Workers called a strike saying that some of the power units in Dhekelia are operating without a permit and contribute to high electricity costs and profiteering while they implied there are staff shortages.
Explaining the decision to strike, Tafounas said “it is our obligation to intervene for the benefit of consumers”.
He said the workers raised their issues repeatedly before the summer and called on the government for a dialogue without a response. They also held a one-hour warning work-stoppage four weeks before they announced the indefinite strike.
“To date, there has been no dialogue…to discuss anything and make decisions that will be serious both for the future of the organisation and for the cost of electricity,” the union head said. He added that discussions are needed for another looming issue.

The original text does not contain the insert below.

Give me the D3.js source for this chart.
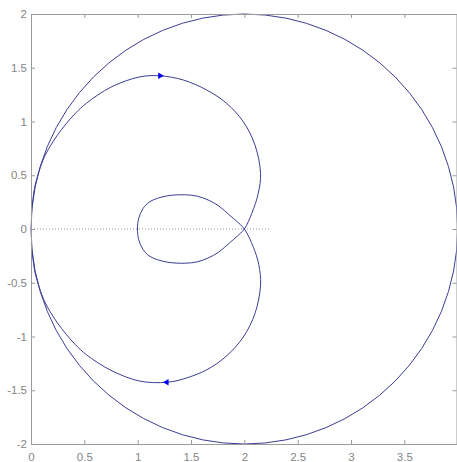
<!DOCTYPE html>
<html>
<head>
<script src="https://d3js.org/d3.v7.min.js"></script>
<style>
body {margin:0; background:#fff;}
.tick text {font-family:"Liberation Sans", Arial, sans-serif; font-size:11.5px; fill:#858585;}
.domain, .tick line {stroke:#9a9a9a;}
</style>
</head>
<body>
<div id="myDiv"></div>
<script>
// x ticks / y ticks
var xTicks = [0, 0.5, 1, 1.5, 2, 2.5, 3, 3.5, 4];
var yTicks = [-2, -1.5, -1, -0.5, 0, 0.5, 1, 1.5, 2];

// big circle: centre and radius
var circle = {cx: 2, cy: 0, r: 2};

// curve points (x, y) in drawing order
var curveX = [0.003, 0.035, 0.09, 0.13, 0.18, 0.245, 0.33, 0.42, 0.52, 0.75, 1.02, 1.21, 1.428, 1.647, 1.834, 1.99, 2.10, 2.152, 2.13, 2.07, 2.0,
              1.93, 1.86, 1.76, 1.66, 1.56, 1.45, 1.27, 1.115, 1.05, 1.01, 0.998, 1.01, 1.05, 1.115, 1.27, 1.45, 1.56, 1.66, 1.76, 1.86, 1.93, 2.0,
              2.085, 2.135, 2.152, 2.10, 1.99, 1.834, 1.647, 1.428, 1.272, 1.02, 0.75, 0.52, 0.42, 0.33, 0.245, 0.18, 0.13, 0.09, 0.035, 0.003];
var curveY = [0.13, 0.39, 0.58, 0.68, 0.77, 0.87, 0.98, 1.08, 1.17, 1.32, 1.415, 1.425, 1.386, 1.293, 1.169, 0.998, 0.78, 0.518, 0.33, 0.146, 0.0,
              -0.07, -0.13, -0.215, -0.27, -0.305, -0.318, -0.307, -0.255, -0.19, -0.1, 0.0, 0.1, 0.19, 0.255, 0.307, 0.318, 0.305, 0.27, 0.215, 0.13, 0.07, 0.0,
              -0.17, -0.33, -0.52, -0.785, -1.005, -1.18, -1.31, -1.395, -1.426, -1.415, -1.315, -1.17, -1.08, -0.98, -0.87, -0.77, -0.68, -0.58, -0.39, -0.13];

// arrow heads: x, y, direction
var arrowX = [1.21, 1.272];
var arrowY = [1.425, -1.426];
var arrowDir = [90, -90];

// dotted reference line
var refX = [0, 2.24];
var refY = [0, 0];

var W = 457, H = 462;
var mLeft = 31, mTop = 14, mRight = 457, mBottom = 444;

var xScale = d3.scaleLinear().domain([0, 4]).range([mLeft, mRight + 0.7]);
var yScale = d3.scaleLinear().domain([-2, 2]).range([mBottom, mTop]);

var svg = d3.select("#myDiv").append("svg")
	.attr("width", W)
	.attr("height", H);

// circle
svg.append("ellipse")
	.attr("cx", xScale(circle.cx))
	.attr("cy", yScale(circle.cy))
	.attr("rx", xScale(circle.cx + circle.r) - xScale(circle.cx))
	.attr("ry", yScale(circle.cy) - yScale(circle.cy + circle.r))
	.attr("fill", "none")
	.attr("stroke", "#3c3c96")
	.attr("stroke-width", 1);

// dotted line
svg.append("line")
	.attr("x1", xScale(refX[0])).attr("y1", yScale(refY[0]))
	.attr("x2", xScale(refX[1])).attr("y2", yScale(refY[1]))
	.attr("stroke", "#999")
	.attr("stroke-dasharray", "1,2");

// curve
var pts = curveX.map(function(d, i) { return [d, curveY[i]]; });
var line = d3.line()
	.x(function(d) { return xScale(d[0]); })
	.y(function(d) { return yScale(d[1]); })
	.curve(d3.curveCatmullRom);

svg.append("path")
	.datum(pts)
	.attr("d", line)
	.attr("fill", "none")
	.attr("stroke", "#3c3c96")
	.attr("stroke-width", 1);

// arrows
svg.selectAll(".arrow").data(arrowX).enter()
	.append("path")
	.attr("class", "arrow")
	.attr("d", d3.symbol().type(d3.symbolTriangle).size(18))
	.attr("transform", function(d, i) {
		return "translate(" + xScale(d) + "," + yScale(arrowY[i]) + ") rotate(" + arrowDir[i] + ")";
	})
	.attr("fill", "#0000ee");

// axes
var xaxis = d3.axisBottom(xScale).tickValues(xTicks).tickSize(-4).tickPadding(9)
	.tickFormat(function(d) { return d == 4 ? "" : d; });
var xaxisTop = d3.axisTop(xScale).tickValues(xTicks).tickSize(-4).tickFormat("");
var yaxis = d3.axisLeft(yScale).tickValues(yTicks).tickSize(-4).tickPadding(4)
	.tickFormat(function(d) { return String(d); });
var yaxisRight = d3.axisRight(yScale).tickValues(yTicks).tickSize(-4).tickFormat("");

svg.append("g").attr("transform", "translate(0," + mBottom + ")").call(xaxis);
svg.append("g").attr("transform", "translate(0," + mTop + ")").call(xaxisTop);
svg.append("g").attr("transform", "translate(" + mLeft + ",0)").call(yaxis);
svg.append("g").attr("transform", "translate(" + (mRight - 0.5) + ",0)").call(yaxisRight);

svg.selectAll(".domain").attr("stroke-width", 1);
svg.selectAll(".tick text").attr("fill", "#858585");
</script>
</body>
</html>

“The issue of adequacy, and how to avoid possibly a total shutdown of the system…that may lead us to potentially unpleasant situations for the economy and the country.”
He said that last year, the chairman of the Cyprus energy regulatory authority (Cera) announced that in 2024 we will need an additional 650MW of conventional generation. At the same time, there is a condition that the Dhekelia units in question should be withdrawn to allow the operation in renewable energy sources, Tafounas said.
“We are a small and isolated island, we have no access to anywhere in terms of electricity, we have no common borders with friendly states that can help us, we are dependent on liquid fuel, and the only way we can be assured in terms of sufficiency is to have tanks full of fuel and units at all times to put them into operation,” he added.
Cyprus has been waiting for natural gas for 20 years, the union head said, adding that two years ago, the EAC was asked to make a one-time payment of €43 million to move forward with this infrastructure.
“And two years later the ministry is telling us that in order to allow you to do renewable energy you have to withdraw the generating units that we installed for gas.”
“There is a misconception that renewable energy will help us the most or it may be uncontrolled installation of renewable energy,” Tafounas said.
He added that from the opening of approximately 370 positions requested by the organisation, only a small number of about 146 jobs were approved. The rest, Tafounas said, were referred to buy services from non-existent private contractors. However, it is difficult to find staff for this specialised sector.
“It was ironic and humiliating to be referred to us to buy services supposedly from private contractors who have this expertise, even though it is not legitimate for permanent needs of the organisation to buy services,” he added.
According to Tafounas, when this happened in the past to install some power lines, they fell down with the first rains.